The jail in the port city of Sorong was targeted in violence sparked by claims of racist abuse and physical mistreatment of Papuans studying elsewhere in Indonesia.
Protesters had attacked the jail among other buildings, said Ade Kusmanto, a spokesman for the director-general of correctional facilities at the Law and Human Rights ministry.
"After burning the regional government's office facilities, (protesters) headed to the prison and threw rocks, provoking inmates," said Kusmanto, adding that a prison warden had been injured in the unrest.
The official said 258 inmates had escaped, from among 547 held in the jail, but added that some had since been recaptured, without elaborating.
Thousands of people took the streets of the cities of Sorong, Manokwari and Jayapura in Monday's protests, blocking roads, damaging an airport and torching a town hall.
The protests were triggered by the detention of Papuan students in the East Java city of Surabaya following accusations that they had disrespected the Indonesian flag in front of a dormitory during celebrations of Independence Day on Saturday.

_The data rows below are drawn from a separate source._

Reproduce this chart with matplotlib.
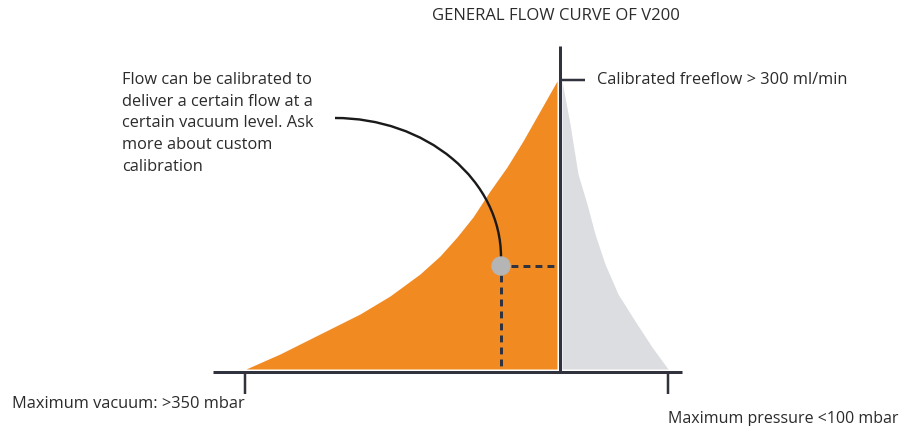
import numpy as np
import matplotlib
matplotlib.use('Agg')
import matplotlib.pyplot as plt
from matplotlib import rcParams
from matplotlib.patches import Arc, Circle

rcParams['font.family'] = ['Open Sans', 'DejaVu Sans']
rcParams['font.size'] = 11.8

# Diagram data, in picture units (x right, y down)
title = "GENERAL FLOW CURVE OF V200"
note_lines = ["Flow can be calibrated to",
              "deliver a certain flow at a",
              "certain vacuum level. Ask",
              "more about custom",
              "calibration"]
label_freeflow = "Calibrated freeflow > 300 ml/min"
label_vacuum = "Maximum vacuum: >350 mbar"
label_pressure = "Maximum pressure <100 mbar"

# vacuum side (orange) upper edge
vac_x = [246, 280, 320, 360, 390, 420, 440, 457, 473, 490, 507, 523, 540, 557]
vac_y = [370, 355, 335, 315, 297, 275, 257, 238, 218, 192, 168, 142, 112, 82]
# pressure side (grey) outer edge
prs_y = [82, 125, 175, 205, 235, 265, 295, 322, 348, 370]
prs_x = [562, 570, 578, 587, 595, 605, 618, 635, 652, 668]

base_y = 370          # bottom of the filled areas
axis_y = 373          # horizontal axis
axis_x = 560          # vertical (zero) axis
cal_point = (501, 267)  # calibration example point

dark = '#30333d'
orange = '#f28a22'
grey = '#dcdde0'
txt = '#2b2b2b'

fig = plt.figure(figsize=(9.04, 4.27), dpi=100)
ax = fig.add_axes([0, 0, 1, 1])
ax.set_xlim(0, 904)
ax.set_ylim(427, 0)
ax.axis('off')

px = 72 / 100  # pixel -> points

ax.fill_between(vac_x, vac_y, base_y, color=orange, lw=0)
ax.fill_betweenx(prs_y, prs_x[0], prs_x, color=grey, lw=0)

# axes
ax.plot([213, 682], [axis_y, axis_y], color=dark, lw=3 * px, solid_capstyle='butt')
ax.plot([axis_x, axis_x], [47, axis_y], color=dark, lw=3 * px, solid_capstyle='butt')
ax.plot([axis_x, 585], [80.5, 80.5], color=dark, lw=2.5 * px, solid_capstyle='butt')
ax.plot([245, 245], [axis_y, 395], color=dark, lw=2.5 * px, solid_capstyle='butt')
ax.plot([668, 668], [axis_y, 395], color=dark, lw=2.5 * px, solid_capstyle='butt')

# dashed guides from calibration point
cx, cy = cal_point
ax.plot([cx + 10, axis_x - 1], [cy, cy], color=dark, lw=3 * px,
        dashes=(2.3, 1.7), solid_capstyle='butt')
ax.plot([cx, cx], [cy + 9, base_y], color=dark, lw=3 * px,
        dashes=(2.3, 1.7), solid_capstyle='butt')

# callout arc from the note to the point (y axis is inverted, so 270..360)
ax.add_patch(Arc((335, 258), 2 * (cx - 335), 2 * (258 - 119), theta1=270, theta2=360,
                 color='#1a1a1a', lw=2.4 * px))
ax.add_patch(Circle((cx, cy), 9, color='#b5b5b5', zorder=5))

# texts
ax.text(556, 20, title, ha='center', va='baseline', color=txt, fontsize=12.0)
for i, line in enumerate(note_lines):
    ax.text(122, 84 + i * 21.7, line, ha='left', va='baseline', color=txt)
ax.text(597, 84, label_freeflow, ha='left', va='baseline', color=txt)
ax.text(12, 408, label_vacuum, ha='left', va='baseline', color=txt)
ax.text(668, 423, label_pressure, ha='left', va='baseline', color=txt, fontsize=11.5)

fig.savefig('out.png', dpi=100)
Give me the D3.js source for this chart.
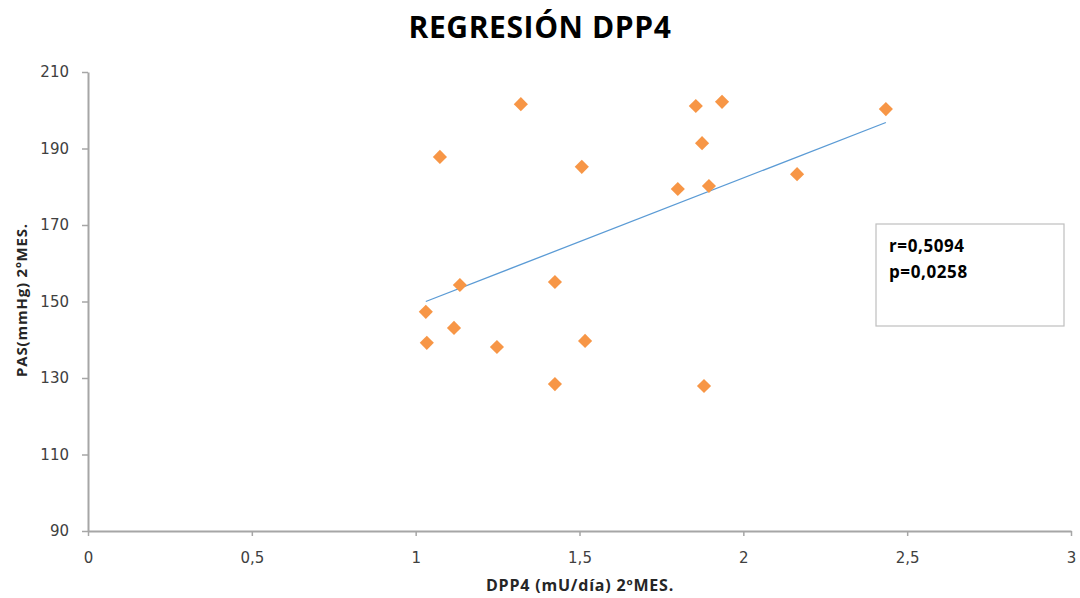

Police fired tear gas into the dormitory before arresting 43 students, according to an activist, who said the students had been called "monkeys" during the operation.
Papuans were angry because of "the extremely racist words used by East Java people, the police and military," Papua Governor Lukas Enembe said on Monday.
A separatist movement has simmered for decades in the resource-rich area of Papua, where there have been frequent complaints of rights abuses by security forces.